I can’t wait to share the rolls with everyone this Sunday. Actually, I am most excited about the egg hunt for the kids. I just love to see how much fun they have. Little man already had an Easter egg hunt at school last week and he was so excited that I can’t wait to see his face light up again. That was him at school egg hunt, they also made bunny hats…so cute!!
I chose to put the few rolls that cracked in the front for the picture. Mainly because they look so delicious with cheese oozing out and nicely browned. Yes, I did pull off all that cheese and ate it, it’s my favorite part!
Homemade Cheesy Dinner Rolls
- Makes 24 rolls
- 1/4 cup warm water
- 2 packets active dry yeast (1/4 ounce each)
- 1 1/2 cups warm whole milk
- 1/2 cup unsalted butter melted
- 2 tbs sugar
- 1 1/2 tbs salt
- 3 large eggs
- 5 to 5 1/2 cups all-purpose flour
- 8 oz Mozzarella cheese
- 1 egg white lightly beaten
- 2 tbs fresh minced rosemary
- 2 tbs coarse salt
- In a bowl of an electric mixer, combine water and yeast. Mix it together and let it stand until it blooms. It will take about five minutes.

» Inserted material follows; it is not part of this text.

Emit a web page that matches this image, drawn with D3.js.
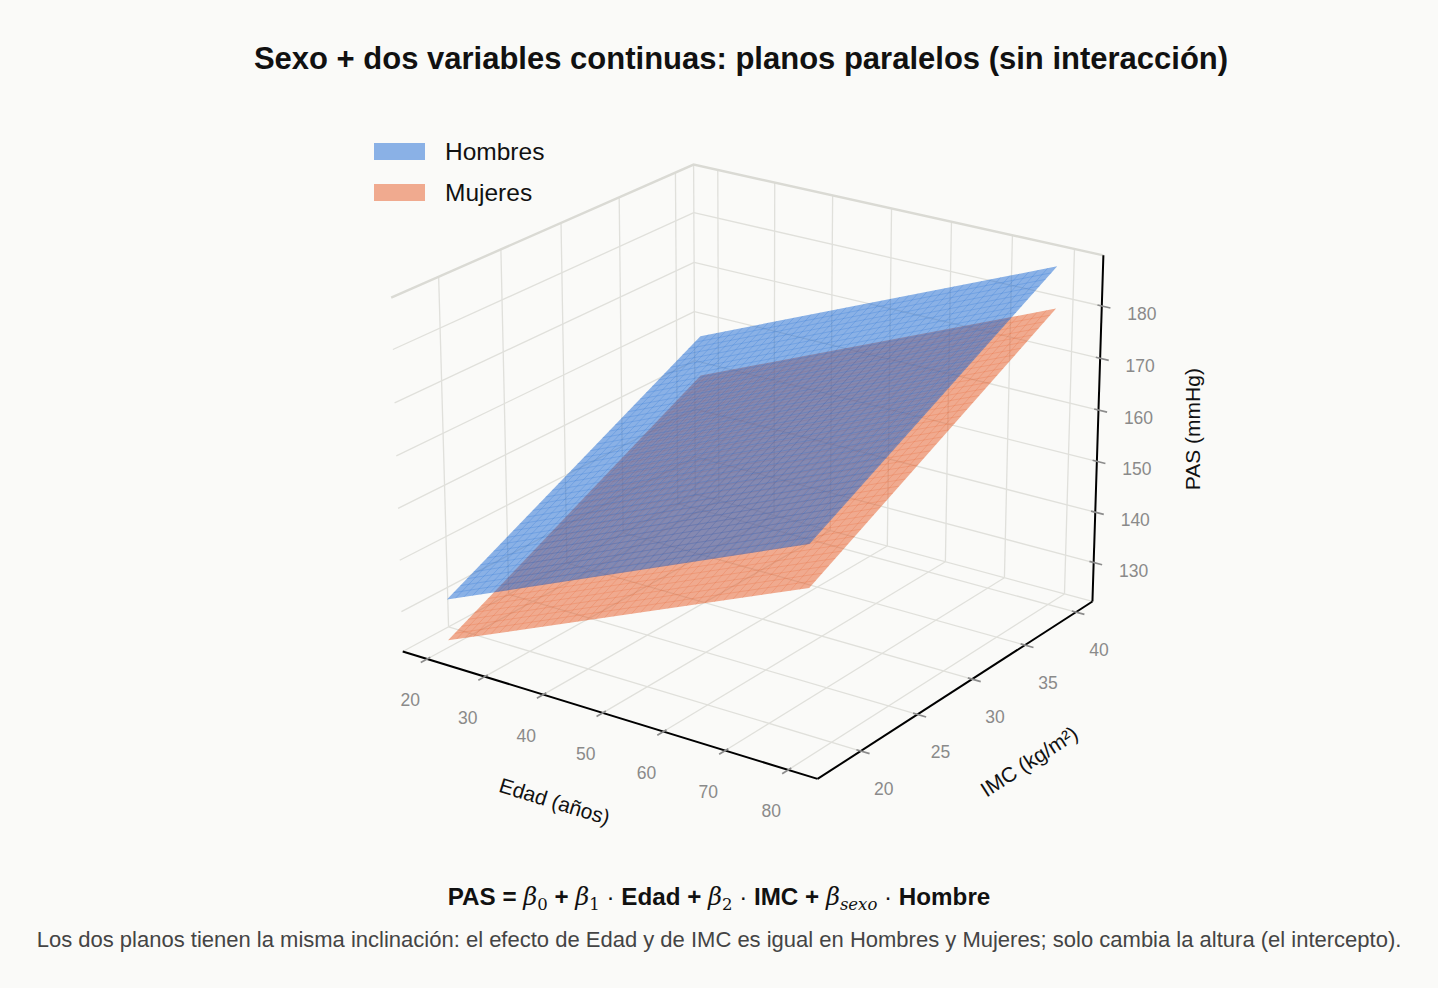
<!DOCTYPE html>
<html>
<head>
<meta charset="utf-8">
<script src="https://cdn.jsdelivr.net/npm/d3@7"></script>
<style>
  body { margin: 0; background: #fafaf8; }
  svg { display: block; font-family: "Liberation Sans", Arial, Helvetica, sans-serif; }
</style>
</head>
<body>
<svg id="grafico" width="1438" height="988"></svg>
<script>
// ---- datos ----
const edadTicks = [20, 30, 40, 50, 60, 70, 80];
const imcTicks = [20, 25, 30, 35, 40];
const pasTicks = [130, 140, 150, 160, 170, 180];
const edadRango = [20, 80];
const imcRango = [18, 40];
// PAS en las esquinas de cada plano: [edad 20, edad 80] x [imc 18, imc 40]
const pasHombres = [[131.6, 158.0], [161.6, 188.0]];
const pasMujeres = [[123.6, 150.0], [153.6, 180.0]];
const grupos = ["Hombres", "Mujeres"];
const colores = ["#1a68d4", "#e65a26"];

// limites de los ejes (con el margen que pone matplotlib)
const xlim = [15.7, 84.6], ylim = [16.3, 41.65], zlim = [122.2, 189.6];

// ---- proyeccion 3D (azimut -55, elevacion 22, perspectiva) ----
const az = -55 * Math.PI / 180, el = 22 * Math.PI / 180;
const distancia = 8.75, focal = 4402, cx = 752, cy = 454;
const sx = d3.scaleLinear().domain(xlim).range([-0.5, 0.5]);
const sy = d3.scaleLinear().domain(ylim).range([-0.5, 0.5]);
const sz = d3.scaleLinear().domain(zlim).range([-0.375, 0.375]);
const vR = [-Math.sin(az), Math.cos(az), 0];
const vU = [-Math.sin(el) * Math.cos(az), -Math.sin(el) * Math.sin(az), Math.cos(el)];
const vE = [Math.cos(el) * Math.cos(az), Math.cos(el) * Math.sin(az), Math.sin(el)];

function proy(x, y, z) {
    const p = [sx(x), sy(y), sz(z)];
    const dot = v => p[0] * v[0] + p[1] * v[1] + p[2] * v[2];
    const d = distancia - dot(vE);
    return [cx + focal * dot(vR) / d, cy - focal * dot(vU) / d];
}

const svg = d3.select("#grafico");
svg.append("rect").attr("width", 1438).attr("height", 988).attr("fill", "#fafaf8");

const linea = d3.line();
function segmento(g, a, b) {
    return g.append("path").attr("d", linea([proy(...a), proy(...b)]));
}

// ---- paneles y rejilla ----
const rejilla = svg.append("g")
    .attr("fill", "none")
    .attr("stroke", "#e0e0db")
    .attr("stroke-width", 1.3);
const [x0, x1] = xlim, [y0, y1] = ylim, [z0, z1] = zlim;

// suelo
edadTicks.forEach(t => segmento(rejilla, [t, y0, z0], [t, y1, z0]));
imcTicks.forEach(t => segmento(rejilla, [x0, t, z0], [x1, t, z0]));
// pared izquierda (x = min)
imcTicks.forEach(t => segmento(rejilla, [x0, t, z0], [x0, t, z1]));
pasTicks.forEach(t => segmento(rejilla, [x0, y0, t], [x0, y1, t]));
// pared del fondo (y = max)
edadTicks.forEach(t => segmento(rejilla, [t, y1, z0], [t, y1, z1]));
pasTicks.forEach(t => segmento(rejilla, [x0, y1, t], [x1, y1, t]));
// bordes de los paneles
segmento(rejilla, [x0, y0, z0], [x0, y1, z0]);
segmento(rejilla, [x0, y1, z0], [x1, y1, z0]);
segmento(rejilla, [x0, y1, z0], [x0, y1, z1]);
svg.append("path")
    .attr("d", linea([proy(x0, y0, z1), proy(x0, y1, z1), proy(x1, y1, z1)]))
    .attr("fill", "none")
    .attr("stroke", "#dadad4")
    .attr("stroke-width", 2.4);

// ---- planos ----
const planos = [pasMujeres, pasHombres];
const coloresPlano = [colores[1], colores[0]];
const opacidad = 0.5;
const nMalla = 40;
planos.forEach((pas, k) => {
    const esquina = (i, j) => [edadRango[i], imcRango[j], pas[i][j]];
    const g = svg.append("g");
    g.append("path")
        .attr("d", linea([esquina(0, 0), esquina(1, 0), esquina(1, 1), esquina(0, 1)].map(p => proy(...p))) + "Z")
        .attr("fill", coloresPlano[k])
        .attr("fill-opacity", opacidad);
    // malla fina de la superficie
    const mezcla = (a, b, f) => a.map((v, i) => v + (b[i] - v) * f);
    const malla = g.append("g")
        .attr("fill", "none")
        .attr("stroke", coloresPlano[k])
        .attr("stroke-opacity", 0.3)
        .attr("stroke-width", 0.7);
    d3.range(1, nMalla).forEach(s => {
        const f = s / nMalla;
        segmento(malla, mezcla(esquina(0, 0), esquina(1, 0), f), mezcla(esquina(0, 1), esquina(1, 1), f));
        segmento(malla, mezcla(esquina(0, 0), esquina(0, 1), f), mezcla(esquina(1, 0), esquina(1, 1), f));
    });
});

// ---- ejes ----
const ejes = svg.append("g").attr("fill", "none").attr("stroke", "#000").attr("stroke-width", 2);
segmento(ejes, [x0, y0, z0], [x1, y0, z0]);
segmento(ejes, [x1, y0, z0], [x1, y1, z0]);
segmento(ejes, [x1, y1, z0], [x1, y1, z1]);

const marcas = svg.append("g").attr("fill", "none").attr("stroke", "#8c8c8c").attr("stroke-width", 1.7);
const etiquetas = svg.append("g")
    .attr("fill", "#8a8a8a")
    .attr("font-size", 17.5)
    .attr("text-anchor", "middle")
    .attr("dominant-baseline", "central");
const dy = y1 - y0, dx = x1 - x0;

edadTicks.forEach(t => {
    segmento(marcas, [t, y0 + 0.01 * dy, z0], [t, y0 - 0.02 * dy, z0]);
    const p = proy(t, y0, z0);
    etiquetas.append("text").attr("x", p[0] - 17).attr("y", p[1] + 41).text(t);
});
imcTicks.forEach(t => {
    segmento(marcas, [x1 - 0.01 * dx, t, z0], [x1 + 0.02 * dx, t, z0]);
    const p = proy(x1, t, z0);
    etiquetas.append("text").attr("x", p[0] + 23).attr("y", p[1] + 38).text(t);
});
pasTicks.forEach(t => {
    segmento(marcas, [x1 - 0.01 * dx, y1, t], [x1 + 0.02 * dx, y1, t]);
    const p = proy(x1, y1, t);
    etiquetas.append("text").attr("x", p[0] + 40).attr("y", p[1] + 8).text(t);
});

// titulos de los ejes
const angulo = (a, b) => {
    const pa = proy(...a), pb = proy(...b);
    return Math.atan2(pb[1] - pa[1], pb[0] - pa[0]) * 180 / Math.PI;
};
function tituloEje(texto, x, y, rot) {
    svg.append("text")
        .attr("transform", `translate(${x},${y}) rotate(${rot})`)
        .attr("text-anchor", "middle")
        .attr("dominant-baseline", "central")
        .attr("font-size", 21)
        .attr("fill", "#111")
        .text(texto);
}
const mEdad = proy((x0 + x1) / 2, y0, z0);
tituloEje("Edad (años)", mEdad[0] - 49, mEdad[1] + 88, angulo([x0, y0, z0], [x1, y0, z0]));
const mImc = proy(x1, (y0 + y1) / 2, z0);
tituloEje("IMC (kg/m²)", mImc[0] + 68, mImc[1] + 75, angulo([x1, y0, z0], [x1, y1, z0]));
const mPas = proy(x1, y1, (z0 + z1) / 2);
tituloEje("PAS (mmHg)", mPas[0] + 95, mPas[1] - 2, -90);

// ---- leyenda ----
const leyenda = svg.append("g").attr("transform", "translate(374,143)");
grupos.forEach((nombre, i) => {
    leyenda.append("rect")
        .attr("x", 0).attr("y", i * 41)
        .attr("width", 51).attr("height", 17)
        .attr("fill", colores[i])
        .attr("fill-opacity", opacidad);
    leyenda.append("text")
        .attr("x", 71).attr("y", i * 41 + 17)
        .attr("font-size", 24.5)
        .attr("fill", "#111")
        .text(nombre);
});

// ---- titulo, formula y nota ----
svg.append("text")
    .attr("x", 741).attr("y", 69)
    .attr("text-anchor", "middle")
    .attr("font-size", 31)
    .attr("font-weight", "bold")
    .attr("fill", "#111")
    .text("Sexo + dos variables continuas: planos paralelos (sin interacción)");

const formula = svg.append("text")
    .attr("x", 719).attr("y", 905)
    .attr("text-anchor", "middle")
    .attr("font-size", 24.2)
    .attr("font-weight", "bold")
    .attr("fill", "#111");
const piezas = [
    ["PAS = ", "b"], ["β", "g"], ["0", "s"], [" + ", "b"], ["β", "g"], ["1", "s"], [" · ", "d"],
    ["Edad + ", "b"], ["β", "g"], ["2", "s"], [" · ", "d"], ["IMC + ", "b"],
    ["β", "g"], ["sexo", "si"], [" · ", "d"], ["Hombre", "b"]
];
let bajado = false;
piezas.forEach(([txt, tipo]) => {
    const ts = formula.append("tspan").text(txt);
    if (tipo === "g") {
        ts.attr("font-family", "'DejaVu Serif', serif").attr("font-style", "italic").attr("font-weight", "normal");
    } else if (tipo === "s" || tipo === "si") {
        ts.attr("font-family", "'DejaVu Serif', serif").attr("font-weight", "normal")
          .attr("font-size", 16.5).attr("dy", 5);
        if (tipo === "si") ts.attr("font-style", "italic");
        bajado = true;
        return;
    } else if (tipo === "d") {
        ts.attr("font-weight", "normal");
    }
    if (bajado) { ts.attr("dy", -5); bajado = false; }
});

svg.append("text")
    .attr("x", 719).attr("y", 947)
    .attr("text-anchor", "middle")
    .attr("font-size", 22)
    .attr("fill", "#444")
    .text("Los dos planos tienen la misma inclinación: el efecto de Edad y de IMC es igual en Hombres y Mujeres; solo cambia la altura (el intercepto).");
</script>
</body>
</html>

- Meanwhile, in a separate bowl, whisk milk, butter, eggs, salt and sugar together until all incorporated.
- Add the egg mixture into the yeast mixture and whisk it together.
- Whisk in the flour one cut at a time. I whisked in the first 3-4 cups and then use the hook attachment on my mixer to mix in the remaining flour.
- Keep mixing until the all is combine. Take the dough out and knead it for a few second. Grease a large bowl and place the dough in it. Cover the bowl with a saran wrap (leaving a teeny tiny crack.) Set aside in a warm place and let it rise for about an hour.
- Take out the dough and roll it in a long roll, about 3 inches thick. Cut it in about 3/4 inch thick circles.
- (Preheat the oven to 375 and grease the baking pans.)
- Cut the cheese in 24 cubes. Place the cheese cube in the center of the dough circle. Bring the edges together and seal it up. Place the roll in a greased baking pan, seam down. Repeat with the remaining dough and cheese.
- Brush the rolls with egg white and sprinkle with rosemary and coarse salt.
- Bake at 375 for 13-15 minutes, until golden brown.